## YOUR TASK
Reproduce every line of the listing as written, apart from the pictures.

## DATA SHOWN

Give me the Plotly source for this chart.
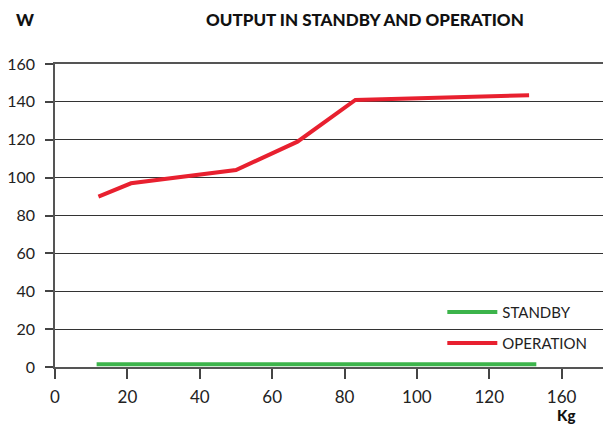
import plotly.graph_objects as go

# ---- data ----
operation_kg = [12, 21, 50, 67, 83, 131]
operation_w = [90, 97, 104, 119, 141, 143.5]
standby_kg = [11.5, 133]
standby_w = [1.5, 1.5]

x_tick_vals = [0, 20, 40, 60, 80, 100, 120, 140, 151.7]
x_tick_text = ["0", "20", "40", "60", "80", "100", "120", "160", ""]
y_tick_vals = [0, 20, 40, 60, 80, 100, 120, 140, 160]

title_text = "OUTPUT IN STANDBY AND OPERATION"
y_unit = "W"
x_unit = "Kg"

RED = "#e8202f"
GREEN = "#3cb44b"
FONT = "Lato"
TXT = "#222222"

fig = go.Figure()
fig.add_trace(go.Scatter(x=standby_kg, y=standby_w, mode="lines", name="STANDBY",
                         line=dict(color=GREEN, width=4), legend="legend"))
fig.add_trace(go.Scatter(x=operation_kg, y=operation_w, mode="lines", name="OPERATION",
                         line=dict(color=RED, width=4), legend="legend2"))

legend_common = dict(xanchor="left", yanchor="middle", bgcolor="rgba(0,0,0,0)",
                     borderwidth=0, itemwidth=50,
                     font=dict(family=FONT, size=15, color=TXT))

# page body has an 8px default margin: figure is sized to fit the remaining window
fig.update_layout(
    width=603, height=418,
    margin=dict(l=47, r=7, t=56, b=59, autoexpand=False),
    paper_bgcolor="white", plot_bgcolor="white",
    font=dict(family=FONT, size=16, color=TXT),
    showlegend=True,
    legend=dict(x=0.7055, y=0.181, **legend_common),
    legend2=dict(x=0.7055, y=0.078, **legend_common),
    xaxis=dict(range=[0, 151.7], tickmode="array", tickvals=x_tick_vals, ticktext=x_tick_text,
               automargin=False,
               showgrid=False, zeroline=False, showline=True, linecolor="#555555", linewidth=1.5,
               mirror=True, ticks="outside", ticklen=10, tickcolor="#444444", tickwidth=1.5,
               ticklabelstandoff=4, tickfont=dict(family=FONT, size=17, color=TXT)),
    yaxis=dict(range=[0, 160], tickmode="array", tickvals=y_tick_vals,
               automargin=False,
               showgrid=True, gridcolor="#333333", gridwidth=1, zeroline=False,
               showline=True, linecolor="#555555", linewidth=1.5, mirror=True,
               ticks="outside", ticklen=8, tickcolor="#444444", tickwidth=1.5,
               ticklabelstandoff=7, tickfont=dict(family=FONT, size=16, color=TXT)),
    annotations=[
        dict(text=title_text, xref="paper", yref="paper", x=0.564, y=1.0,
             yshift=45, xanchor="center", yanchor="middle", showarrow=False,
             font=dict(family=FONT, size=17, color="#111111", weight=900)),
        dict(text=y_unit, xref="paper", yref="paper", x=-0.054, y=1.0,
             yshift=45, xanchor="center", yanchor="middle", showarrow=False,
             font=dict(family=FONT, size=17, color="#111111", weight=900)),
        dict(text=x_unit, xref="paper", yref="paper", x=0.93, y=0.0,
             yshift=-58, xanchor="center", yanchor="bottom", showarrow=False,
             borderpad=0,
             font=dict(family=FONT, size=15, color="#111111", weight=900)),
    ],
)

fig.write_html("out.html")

## RESULT
Give me the Plotly source for this chart.
import plotly.graph_objects as go

# ---- data ----
operation_kg = [12, 21, 50, 67, 83, 131]
operation_w = [90, 97, 104, 119, 141, 143.5]
standby_kg = [11.5, 133]
standby_w = [1.5, 1.5]

x_tick_vals = [0, 20, 40, 60, 80, 100, 120, 140, 151.7]
x_tick_text = ["0", "20", "40", "60", "80", "100", "120", "160", ""]
y_tick_vals = [0, 20, 40, 60, 80, 100, 120, 140, 160]

title_text = "OUTPUT IN STANDBY AND OPERATION"
y_unit = "W"
x_unit = "Kg"

RED = "#e8202f"
GREEN = "#3cb44b"
FONT = "Lato"
TXT = "#222222"

fig = go.Figure()
fig.add_trace(go.Scatter(x=standby_kg, y=standby_w, mode="lines", name="STANDBY",
                         line=dict(color=GREEN, width=4), legend="legend"))
fig.add_trace(go.Scatter(x=operation_kg, y=operation_w, mode="lines", name="OPERATION",
                         line=dict(color=RED, width=4), legend="legend2"))

legend_common = dict(xanchor="left", yanchor="middle", bgcolor="rgba(0,0,0,0)",
                     borderwidth=0, itemwidth=50,
                     font=dict(family=FONT, size=15, color=TXT))

# page body has an 8px default margin: figure is sized to fit the remaining window
fig.update_layout(
    width=603, height=418,
    margin=dict(l=47, r=7, t=56, b=59, autoexpand=False),
    paper_bgcolor="white", plot_bgcolor="white",
    font=dict(family=FONT, size=16, color=TXT),
    showlegend=True,
    legend=dict(x=0.7055, y=0.181, **legend_common),
    legend2=dict(x=0.7055, y=0.078, **legend_common),
    xaxis=dict(range=[0, 151.7], tickmode="array", tickvals=x_tick_vals, ticktext=x_tick_text,
               automargin=False,
               showgrid=False, zeroline=False, showline=True, linecolor="#555555", linewidth=1.5,
               mirror=True, ticks="outside", ticklen=10, tickcolor="#444444", tickwidth=1.5,
               ticklabelstandoff=4, tickfont=dict(family=FONT, size=17, color=TXT)),
    yaxis=dict(range=[0, 160], tickmode="array", tickvals=y_tick_vals,
               automargin=False,
               showgrid=True, gridcolor="#333333", gridwidth=1, zeroline=False,
               showline=True, linecolor="#555555", linewidth=1.5, mirror=True,
               ticks="outside", ticklen=8, tickcolor="#444444", tickwidth=1.5,
               ticklabelstandoff=7, tickfont=dict(family=FONT, size=16, color=TXT)),
    annotations=[
        dict(text=title_text, xref="paper", yref="paper", x=0.564, y=1.0,
             yshift=45, xanchor="center", yanchor="middle", showarrow=False,
             font=dict(family=FONT, size=17, color="#111111", weight=900)),
        dict(text=y_unit, xref="paper", yref="paper", x=-0.054, y=1.0,
             yshift=45, xanchor="center", yanchor="middle", showarrow=False,
             font=dict(family=FONT, size=17, color="#111111", weight=900)),
        dict(text=x_unit, xref="paper", yref="paper", x=0.93, y=0.0,
             yshift=-58, xanchor="center", yanchor="bottom", showarrow=False,
             borderpad=0,
             font=dict(family=FONT, size=15, color="#111111", weight=900)),
    ],
)

fig.write_html("out.html")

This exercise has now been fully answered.